# [Problem to solve]
In the listing below, find every line containing "this" and copy it out.

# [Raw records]
####

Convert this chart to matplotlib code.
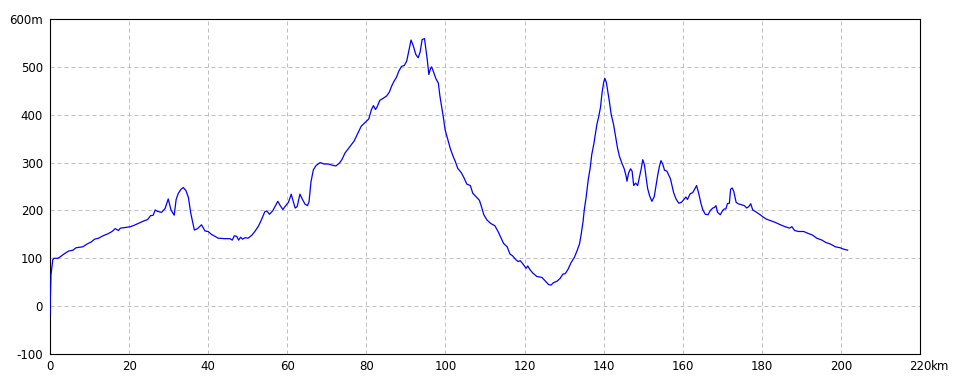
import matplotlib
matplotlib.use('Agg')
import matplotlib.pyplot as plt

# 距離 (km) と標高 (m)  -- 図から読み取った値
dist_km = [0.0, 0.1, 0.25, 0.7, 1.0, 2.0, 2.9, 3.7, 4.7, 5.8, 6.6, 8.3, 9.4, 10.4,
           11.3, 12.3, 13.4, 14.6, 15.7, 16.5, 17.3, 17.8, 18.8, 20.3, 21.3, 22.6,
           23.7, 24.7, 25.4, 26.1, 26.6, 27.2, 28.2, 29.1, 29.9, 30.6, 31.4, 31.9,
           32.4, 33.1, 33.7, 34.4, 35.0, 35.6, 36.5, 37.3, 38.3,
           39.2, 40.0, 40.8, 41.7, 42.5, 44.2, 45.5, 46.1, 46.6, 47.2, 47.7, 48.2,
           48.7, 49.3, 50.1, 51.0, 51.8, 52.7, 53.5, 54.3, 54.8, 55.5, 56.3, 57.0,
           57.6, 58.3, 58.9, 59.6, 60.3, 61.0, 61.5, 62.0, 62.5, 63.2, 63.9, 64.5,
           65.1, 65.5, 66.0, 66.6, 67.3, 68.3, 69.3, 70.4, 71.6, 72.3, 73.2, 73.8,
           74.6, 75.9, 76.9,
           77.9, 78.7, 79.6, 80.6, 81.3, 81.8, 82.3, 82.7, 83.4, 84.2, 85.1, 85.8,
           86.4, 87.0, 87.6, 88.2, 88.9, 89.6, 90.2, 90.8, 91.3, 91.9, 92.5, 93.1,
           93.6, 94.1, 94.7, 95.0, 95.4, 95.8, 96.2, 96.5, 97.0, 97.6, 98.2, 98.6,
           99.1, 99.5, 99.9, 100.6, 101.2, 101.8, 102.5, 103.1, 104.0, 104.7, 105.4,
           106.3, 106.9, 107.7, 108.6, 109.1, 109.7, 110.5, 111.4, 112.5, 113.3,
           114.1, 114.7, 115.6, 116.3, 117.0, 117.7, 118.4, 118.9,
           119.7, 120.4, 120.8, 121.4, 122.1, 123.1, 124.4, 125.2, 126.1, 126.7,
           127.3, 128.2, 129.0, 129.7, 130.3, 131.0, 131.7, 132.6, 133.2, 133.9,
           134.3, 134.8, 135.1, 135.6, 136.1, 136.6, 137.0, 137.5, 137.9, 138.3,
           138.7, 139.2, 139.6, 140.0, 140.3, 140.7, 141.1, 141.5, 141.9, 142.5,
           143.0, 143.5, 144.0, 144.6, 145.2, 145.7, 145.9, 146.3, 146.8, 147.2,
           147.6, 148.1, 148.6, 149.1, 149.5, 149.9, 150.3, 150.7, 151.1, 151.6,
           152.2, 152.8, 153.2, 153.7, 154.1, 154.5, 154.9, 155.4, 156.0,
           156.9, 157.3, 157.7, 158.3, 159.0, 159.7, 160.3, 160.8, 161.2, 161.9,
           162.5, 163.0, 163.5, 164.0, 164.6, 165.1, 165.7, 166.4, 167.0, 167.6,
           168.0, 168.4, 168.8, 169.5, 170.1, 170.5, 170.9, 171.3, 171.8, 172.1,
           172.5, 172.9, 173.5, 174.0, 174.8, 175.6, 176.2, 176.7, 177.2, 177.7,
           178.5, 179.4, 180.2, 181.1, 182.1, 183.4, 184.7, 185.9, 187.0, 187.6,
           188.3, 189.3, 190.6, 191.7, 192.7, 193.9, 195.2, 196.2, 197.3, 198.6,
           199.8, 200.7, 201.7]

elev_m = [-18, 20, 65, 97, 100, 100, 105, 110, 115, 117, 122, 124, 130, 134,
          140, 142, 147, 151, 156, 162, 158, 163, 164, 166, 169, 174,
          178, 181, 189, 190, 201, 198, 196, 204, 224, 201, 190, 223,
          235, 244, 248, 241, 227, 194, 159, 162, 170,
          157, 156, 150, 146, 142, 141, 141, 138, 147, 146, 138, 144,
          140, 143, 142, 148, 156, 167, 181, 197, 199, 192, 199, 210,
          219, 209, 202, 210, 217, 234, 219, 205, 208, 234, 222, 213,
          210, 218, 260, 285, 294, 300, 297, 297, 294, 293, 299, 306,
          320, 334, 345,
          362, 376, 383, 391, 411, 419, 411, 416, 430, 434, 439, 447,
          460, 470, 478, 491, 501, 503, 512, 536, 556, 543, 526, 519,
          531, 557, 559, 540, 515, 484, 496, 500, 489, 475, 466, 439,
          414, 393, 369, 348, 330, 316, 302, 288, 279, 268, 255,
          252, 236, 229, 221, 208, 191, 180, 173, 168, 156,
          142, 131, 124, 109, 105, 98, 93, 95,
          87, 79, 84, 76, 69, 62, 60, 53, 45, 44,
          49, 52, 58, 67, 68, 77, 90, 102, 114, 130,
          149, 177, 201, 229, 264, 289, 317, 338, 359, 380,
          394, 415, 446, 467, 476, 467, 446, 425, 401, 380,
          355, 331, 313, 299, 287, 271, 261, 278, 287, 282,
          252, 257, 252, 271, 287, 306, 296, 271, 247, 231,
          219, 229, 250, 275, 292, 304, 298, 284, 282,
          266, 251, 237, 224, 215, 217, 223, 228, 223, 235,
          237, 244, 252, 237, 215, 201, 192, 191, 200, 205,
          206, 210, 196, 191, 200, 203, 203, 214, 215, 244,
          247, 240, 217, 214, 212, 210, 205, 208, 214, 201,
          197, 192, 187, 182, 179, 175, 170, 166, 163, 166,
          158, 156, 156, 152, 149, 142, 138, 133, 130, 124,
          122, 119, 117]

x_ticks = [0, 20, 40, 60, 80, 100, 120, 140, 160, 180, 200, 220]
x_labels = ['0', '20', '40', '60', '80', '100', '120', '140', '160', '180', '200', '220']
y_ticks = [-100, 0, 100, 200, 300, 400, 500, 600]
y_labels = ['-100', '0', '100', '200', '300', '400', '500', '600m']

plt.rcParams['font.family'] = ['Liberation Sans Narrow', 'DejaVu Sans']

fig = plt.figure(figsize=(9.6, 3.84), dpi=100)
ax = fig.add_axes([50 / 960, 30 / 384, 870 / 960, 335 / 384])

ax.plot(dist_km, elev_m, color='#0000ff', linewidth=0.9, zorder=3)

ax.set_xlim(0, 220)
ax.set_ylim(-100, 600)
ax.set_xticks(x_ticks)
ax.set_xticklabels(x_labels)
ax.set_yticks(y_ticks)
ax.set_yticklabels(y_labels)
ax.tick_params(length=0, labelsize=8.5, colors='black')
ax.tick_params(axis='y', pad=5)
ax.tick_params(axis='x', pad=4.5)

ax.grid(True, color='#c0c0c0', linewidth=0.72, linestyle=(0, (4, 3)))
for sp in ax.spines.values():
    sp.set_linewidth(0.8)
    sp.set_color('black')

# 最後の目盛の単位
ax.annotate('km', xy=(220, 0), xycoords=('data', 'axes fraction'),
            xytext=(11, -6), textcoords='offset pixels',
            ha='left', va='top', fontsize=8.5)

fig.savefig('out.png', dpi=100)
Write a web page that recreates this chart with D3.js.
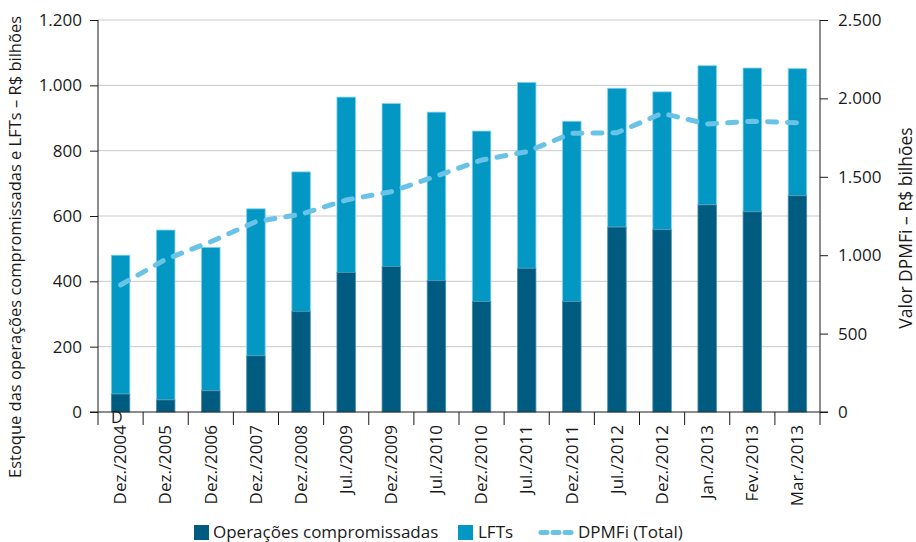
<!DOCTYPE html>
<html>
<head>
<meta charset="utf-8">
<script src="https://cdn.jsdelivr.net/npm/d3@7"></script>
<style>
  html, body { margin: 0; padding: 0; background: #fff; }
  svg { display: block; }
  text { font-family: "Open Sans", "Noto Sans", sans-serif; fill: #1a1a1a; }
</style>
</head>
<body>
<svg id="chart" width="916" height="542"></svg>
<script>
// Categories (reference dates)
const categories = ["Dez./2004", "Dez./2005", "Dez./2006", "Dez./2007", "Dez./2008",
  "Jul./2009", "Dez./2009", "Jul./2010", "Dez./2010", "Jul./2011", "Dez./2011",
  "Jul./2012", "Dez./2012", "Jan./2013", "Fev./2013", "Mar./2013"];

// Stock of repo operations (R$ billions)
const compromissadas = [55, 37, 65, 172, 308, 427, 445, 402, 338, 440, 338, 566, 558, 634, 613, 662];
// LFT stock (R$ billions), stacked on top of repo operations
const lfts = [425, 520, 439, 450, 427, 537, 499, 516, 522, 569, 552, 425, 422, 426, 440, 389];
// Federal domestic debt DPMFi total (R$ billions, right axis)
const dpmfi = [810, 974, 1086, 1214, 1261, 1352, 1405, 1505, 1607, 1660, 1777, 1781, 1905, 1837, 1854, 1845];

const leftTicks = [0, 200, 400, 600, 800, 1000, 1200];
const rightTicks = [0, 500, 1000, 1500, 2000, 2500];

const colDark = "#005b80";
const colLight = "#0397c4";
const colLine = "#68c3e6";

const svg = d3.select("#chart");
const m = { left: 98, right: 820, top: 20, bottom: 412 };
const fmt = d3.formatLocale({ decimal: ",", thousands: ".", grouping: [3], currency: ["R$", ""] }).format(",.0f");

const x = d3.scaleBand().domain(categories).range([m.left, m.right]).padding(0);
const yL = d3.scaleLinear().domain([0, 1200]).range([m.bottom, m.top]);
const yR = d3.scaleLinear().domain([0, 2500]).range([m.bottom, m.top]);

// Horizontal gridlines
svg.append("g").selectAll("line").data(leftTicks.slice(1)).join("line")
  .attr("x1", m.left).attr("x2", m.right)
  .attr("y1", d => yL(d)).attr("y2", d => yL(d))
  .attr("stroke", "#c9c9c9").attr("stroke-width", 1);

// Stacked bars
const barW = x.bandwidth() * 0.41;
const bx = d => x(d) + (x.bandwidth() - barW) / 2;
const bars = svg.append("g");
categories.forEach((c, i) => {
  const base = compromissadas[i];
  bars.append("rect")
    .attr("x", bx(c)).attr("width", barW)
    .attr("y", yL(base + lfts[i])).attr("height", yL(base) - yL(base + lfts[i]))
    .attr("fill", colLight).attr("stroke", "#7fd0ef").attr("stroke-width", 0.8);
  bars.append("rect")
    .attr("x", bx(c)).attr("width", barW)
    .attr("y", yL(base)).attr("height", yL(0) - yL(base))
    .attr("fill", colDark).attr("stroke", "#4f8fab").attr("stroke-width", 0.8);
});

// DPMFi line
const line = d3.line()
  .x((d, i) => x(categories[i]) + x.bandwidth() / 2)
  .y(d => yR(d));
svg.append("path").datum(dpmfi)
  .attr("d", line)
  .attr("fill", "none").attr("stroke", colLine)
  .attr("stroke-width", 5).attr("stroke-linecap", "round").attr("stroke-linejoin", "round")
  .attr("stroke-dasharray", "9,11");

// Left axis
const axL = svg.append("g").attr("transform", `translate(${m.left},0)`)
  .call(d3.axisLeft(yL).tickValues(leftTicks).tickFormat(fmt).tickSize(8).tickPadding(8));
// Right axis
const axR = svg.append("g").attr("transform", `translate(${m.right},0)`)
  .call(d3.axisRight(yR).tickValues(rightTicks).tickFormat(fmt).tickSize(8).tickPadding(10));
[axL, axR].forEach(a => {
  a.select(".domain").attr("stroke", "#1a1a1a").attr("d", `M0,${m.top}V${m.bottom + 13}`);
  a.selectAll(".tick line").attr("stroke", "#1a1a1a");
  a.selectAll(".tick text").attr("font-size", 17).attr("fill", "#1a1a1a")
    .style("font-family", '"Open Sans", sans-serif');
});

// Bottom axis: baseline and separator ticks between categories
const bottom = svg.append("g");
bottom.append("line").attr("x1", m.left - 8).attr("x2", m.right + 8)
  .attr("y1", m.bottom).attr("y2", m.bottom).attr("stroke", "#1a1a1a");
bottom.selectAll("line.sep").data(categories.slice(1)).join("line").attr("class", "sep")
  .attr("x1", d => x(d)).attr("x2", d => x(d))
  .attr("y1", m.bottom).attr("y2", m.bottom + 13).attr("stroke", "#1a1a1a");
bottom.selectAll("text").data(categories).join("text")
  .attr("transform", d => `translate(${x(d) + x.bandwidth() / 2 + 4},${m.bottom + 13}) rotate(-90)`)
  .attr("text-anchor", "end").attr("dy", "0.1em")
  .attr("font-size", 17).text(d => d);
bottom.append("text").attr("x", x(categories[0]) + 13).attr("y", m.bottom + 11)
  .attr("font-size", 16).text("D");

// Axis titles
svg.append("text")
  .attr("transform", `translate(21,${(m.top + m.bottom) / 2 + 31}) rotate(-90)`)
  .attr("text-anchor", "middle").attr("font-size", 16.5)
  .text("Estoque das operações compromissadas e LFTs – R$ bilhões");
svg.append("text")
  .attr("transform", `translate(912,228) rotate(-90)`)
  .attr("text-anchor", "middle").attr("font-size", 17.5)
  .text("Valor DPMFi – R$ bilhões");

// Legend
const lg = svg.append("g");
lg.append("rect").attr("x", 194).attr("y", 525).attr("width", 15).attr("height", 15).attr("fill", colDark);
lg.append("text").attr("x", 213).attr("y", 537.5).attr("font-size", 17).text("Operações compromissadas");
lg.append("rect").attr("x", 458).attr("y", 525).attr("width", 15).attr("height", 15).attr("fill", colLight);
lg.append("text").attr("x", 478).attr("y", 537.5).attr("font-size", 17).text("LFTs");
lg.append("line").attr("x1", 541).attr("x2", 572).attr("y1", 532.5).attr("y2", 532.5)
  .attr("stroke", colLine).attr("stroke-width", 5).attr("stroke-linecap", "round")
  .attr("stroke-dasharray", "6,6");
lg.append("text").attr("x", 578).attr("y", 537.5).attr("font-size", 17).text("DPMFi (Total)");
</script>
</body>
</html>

####

# [The answer]
Convert this chart to matplotlib code.
Write a web page that recreates this chart with D3.js.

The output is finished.